Le message délivré est donc très clair et doit être entendu : « on vous pisse dessus ! ». Bilal Hassani, queer arabe, homosexuel et transsexuel est une réponse des élites parisiennes aux Gilets jaunes « racistes, sexistes et homophobes ». C’est une réponse pleine de mépris de classe, c’est une humiliation.
Mais c’est aussi l’affirmation à peine masquée de leur victoire de classe. Macron n’a rien concédé et semble avoir repris la main avec son grand bavardage. Les Gilets jaunes paraissent moins nombreux, moins offensifs et plus divisés que jamais. Le contentieux entre les « forces de l’ordre » et les Gilets jaunes est tel que les flics seront contraints de toujours se comporter en fidèles larbins des classes dominantes. Le monopole de la violence légitime, mâchoires brisées et œils crevés, reste entre les mains de l’Etat, c’est-à-dire des classes supérieures. Pire sans doute : les Gilets jaunes restreignent leurs propos à ce qui est acceptable et audible, pour les classes dominantes. Terminés les propos sur l’immigration, le pacte de Marrakech ou l’Union européenne. Cela signifie que les Gilets jaunes ont admis la supériorité morale des classes supérieures, donc le droit de ces classes à exercer le pouvoir. Cela signifie que la défaite des Gilets jaunes est quasiment actée.
Le choix de Bilal Hassani pour représenter la France procède donc d’une volonté d’humilier encore davantage les classes populaires autochtones diabolisées. Ce choix donne une leçon de morale humaniste aux déplorables et aux foules haineuses, racistes et homophobes. Soit ces foules reçoivent la leçon et elles concèdent alors la supériorité morale des classes dominantes, soit elles la refusent et elles seront alors enfermées dans la description avilissante que les classes dominantes font d’elles. Les psychologies sont averties : soit la soumission, soit la diabolisation.

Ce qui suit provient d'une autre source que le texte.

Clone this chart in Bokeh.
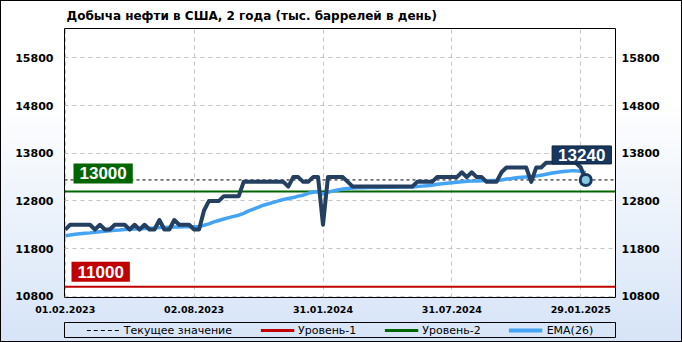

En choisissant Bilal Hassani, les classes dominantes cosmopolites manifestent leur pouvoir et obtiennent une incontestable victoire de communication. Elles manipulent. Ce choix et cette victoire doivent être mis en relation avec l’affaiblissement globale du mouvement des Gilets jaunes. Le Pouvoir pense avoir gagné et il ne se gêne plus. De fait, à moins d’une remobilisation des Gilets jaunes, sous l’action de quelque évènement extérieur au mouvement, nous pouvons raisonnablement penser que maintenant les jeux sont faits. Bilal Hassani restera le symbole d’une victoire de la classe dominante apatride. Une victoire temporaire.